Le marchand d’art suisse Yves Bouvier a été mis en examen samedi à Monaco pour « escroqueries » à l’encontre de sociétés du président russe de l’AS Monaco Dmitry Rybolovlev.
Le président russe de l’AS Monaco Dmitry Rybolovlev le 16 septembre 2014 à Monaco. (Photo : AFP)
L’homme d’affaires suisse, connu dans le monde de l’art, a également été mis en examen du chef de « complicité de blanchiment », selon une source proche du dossier. Placé sous contrôle judiciaire, il pourra toutefois s’acquitter de la caution de manière « échelonnée », ont précisé ses avocats. Une complice présumée résidant à Monaco, une amie suisse de la famille du milliardaire Rybolovlev, a pour sa part été mise en examen pour « blanchiment » et placée sous contrôle judiciaire.
Selon un connaisseur du dossier, Yves Bouvier est soupçonné d’avoir établi «des documents mensongers» lors de ventes de tableaux de maîtres à la famille Rybolovlev. Il aurait ainsi revu à la hausse le prix réel demandé par le vendeur d’un tableau (souvent représenté par une société offshore), en empochant la différence sans que la famille Rybolovlev le sache au moment de l’achat. M. Bouvier touchait officiellement une commission de 2% pour son travail d’intermédiaire.
> Un divorce hors norme
Sa complice suisse est soupçonnée d’avoir perçu des commissions secrètes versées par Yves Bouvier à l’occasion d’achats de plusieurs tableaux par des sociétés appartenant au milliardaire russe. Les avocats d’Yves Bouvier ont souligné samedi dans un communiqué que leur client a été «laissé libre» et non placé en détention provisoire, à l’issue de sa garde à vue entamée mercredi matin.
« Nous faisons confiance aux autorités monégasques pour mener à terme avec succès cette procédure », a pour sa part commenté Tetiana Bersheda, avocate de sociétés liées à la famille Rybolovlev, qui ont déposé plainte à Monaco. Elle indique avoir connaissance « d’autres victimes d’agissements similaires d’Yves Bouvier » et étudie l’ouverture de « procédures parallèles ».
L’avocate avait précisé cette semaine que le marchand suisse avait travaillé « pendant plus de dix ans » avec la famille russe. Yves Bouvier est soupçonné de leur avoir vendu de manière frauduleuse des dizaines de tableaux de grands maîtres (Picasso, Modigliani, Gauguin, Degas, Léonard de Vinci), a indiqué cette semaine le parquet de Monaco, qui n’a pas souhaité s’exprimer samedi.

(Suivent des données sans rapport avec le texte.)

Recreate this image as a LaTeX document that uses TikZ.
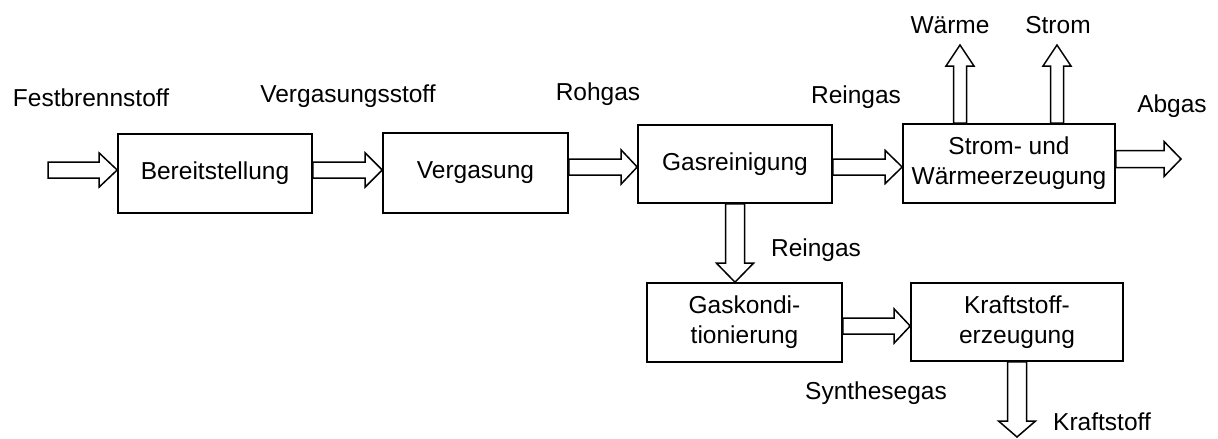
\documentclass[tikz,border=0pt]{standalone}
\usepackage{fontspec}
\setmainfont{Liberation Sans}
\usetikzlibrary{calc}
% hollow block arrow: tail, tip, shaft half width, head half width, head length
\newcommand{\barrow}[5]{%
  \draw[hollowarrow] ($(#1)!#3!90:(#2)$) -- ($(#2)!#5!(#1)!#3!90:(#2)$) -- ($(#2)!#5!(#1)!#4!90:(#2)$) -- (#2) -- ($(#2)!#5!(#1)!#4!-90:(#2)$) -- ($(#2)!#5!(#1)!#3!-90:(#2)$) -- ($(#1)!#3!-90:(#2)$) -- cycle;}
\tikzset{
  box/.style={draw, line width=1.6pt, inner sep=0pt, align=center, font=\fontsize{24.5}{30}\selectfont},
  lbl/.style={inner sep=0pt, font=\fontsize{24.5}{30}\selectfont},
  hollowarrow/.style={draw, line width=1.5pt, fill=white, line join=miter}
}
\begin{document}
\begin{tikzpicture}[x=1pt,y=-1pt]
\useasboundingbox (0,0) rectangle (1218,439);
% boxes
\node[box, minimum width=194pt, minimum height=79pt] (bereit) at (215,173.5) {Bereitstellung};
\node[box, minimum width=185pt, minimum height=80pt] (verg) at (475.5,173) {Vergasung};
\node[box, minimum width=194pt, minimum height=78pt] (rein) at (735,164) {Gasreinigung};
\node[box, minimum width=212pt, minimum height=79pt] (strom) at (1009,163.5) {Strom- und\\Wärmeerzeugung};
\node[box, minimum width=195pt, minimum height=79pt] (kond) at (744.5,322.5) {Gaskondi-\\tionierung};
\node[box, minimum width=212pt, minimum height=78pt] (kraft) at (1017,322) {Kraftstoff-\\erzeugung};
% labels
\node[lbl] (lfest) at (91,98) {Festbrennstoff};
\node[lbl] (lvstoff) at (348,96) {Vergasungsstoff};
\node[lbl] (lroh) at (598,94) {Rohgas};
\node[lbl] (lrein1) at (856,97) {Reingas};
\node[lbl] (lwaerme) at (950,25) {Wärme};
\node[lbl] (lstrom) at (1058,25) {Strom};
\node[lbl] (labgas) at (1172,106) {Abgas};
\node[lbl] (lrein2) at (816,250) {Reingas};
\node[lbl] (lsyn) at (876,393) {Synthesegas};
\node[lbl] (lkraft) at (1102,422) {Kraftstoff};
% arrow end points
\coordinate (s0) at (48,170);
\coordinate (e0) at ($(bereit.west)+(0,-3.5)$);
\coordinate (s1) at ($(bereit.east)+(0,-3.5)$);
\coordinate (e1) at (verg.west |- s1);
\coordinate (s2) at ($(verg.east)+(0,-6)$);
\coordinate (e2) at (rein.west |- s2);
\coordinate (s3) at ($(rein.east)+(0,3)$);
\coordinate (e3) at (strom.west |- s3);
\coordinate (s4) at ($(strom.east)+(0,-4.5)$);
\coordinate (e4) at (1181,159);
\coordinate (s5) at ($(strom.north)+(-49,0)$);
\coordinate (e5) at (960,45);
\coordinate (s6) at ($(strom.north)+(48,0)$);
\coordinate (e6) at (1057,45);
\coordinate (s7) at (rein.south);
\coordinate (e7) at (rein.south |- kond.north);
\coordinate (s8) at ($(kond.east)+(0,3.5)$);
\coordinate (e8) at (kraft.west |- s8);
\coordinate (s9) at (kraft.south);
\coordinate (e9) at (1017,437);
% arrows
\barrow{s0}{e0}{8pt}{17pt}{18pt}
\barrow{s1}{e1}{8pt}{17pt}{17pt}
\barrow{s2}{e2}{8pt}{17pt}{16pt}
\barrow{s3}{e3}{8pt}{16.5pt}{17pt}
\barrow{s4}{e4}{8.5pt}{17.5pt}{17pt}
\barrow{s5}{e5}{6.5pt}{14pt}{21pt}
\barrow{s6}{e6}{6.5pt}{14pt}{21pt}
\barrow{s7}{e7}{9.5pt}{18.5pt}{19pt}
\barrow{s8}{e8}{8pt}{17pt}{16pt}
\barrow{s9}{e9}{9.5pt}{18.5pt}{16pt}
\end{tikzpicture}
\end{document}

M. Bouvier est pdg de Natural Le Coultre, société familiale suisse spécialisée dans l’entreposage et les services pour œuvres d’art. Il est aussi un grand locataire des Ports francs genevois (de vastes entrepôts en zone franche non taxée), un modèle d’affaires qu’il a transposé au Luxembourg et à Singapour. En France, il finance entièrement un projet de « micro-ville artistique » sur l’île Seguin (Boulogne-Billancourt), près de Paris. Jeudi soir les avocats du marchand d’art avaient laissé entendre que l’affaire pouvait être liée au fracassant divorce de l’oligarque.
« Sous couvert de trusts chypriotes ou de sociétés étrangères, M. Rybolovlev se réclame à Monaco de la propriété de tableaux, propriété que, pour les besoins de son divorce, il conteste pourtant devant les juridictions genevoises. Il allègue à propos de leur vente, conclue en bonne et due forme, des manœuvres imaginaires qui résultent de l’évaluation unilatérale et hautement contestable qu’il en propose », avaient-ils attaqué.
Le Russe a défrayé la chronique à l’occasion de son divorce, jugé le 13 mai 2014 à Genève, avec Elena Rybolovlev. Celle-ci a obtenu 4 milliards de francs suisses (3,295 milliards d’euros), soit la moitié de la fortune du milliardaire, selon la presse suisse. Mais la saga de ce divorce hors norme est loin d’être close. Une partie de la fortune de M. Rybolovlev a été transférée dans des trusts hors de Suisse, notamment à Chypre, avant que son épouse ne l’attaque en justice. Le milliardaire a fait fortune dans la potasse, en vendant Uralkali, l’un des plus grands fabricants de potassium au monde. Ce grand amateur d’art et d’immobilier de prestige s’est installé en 2011 à Monaco, où il a pris le contrôle de l’AS Monaco.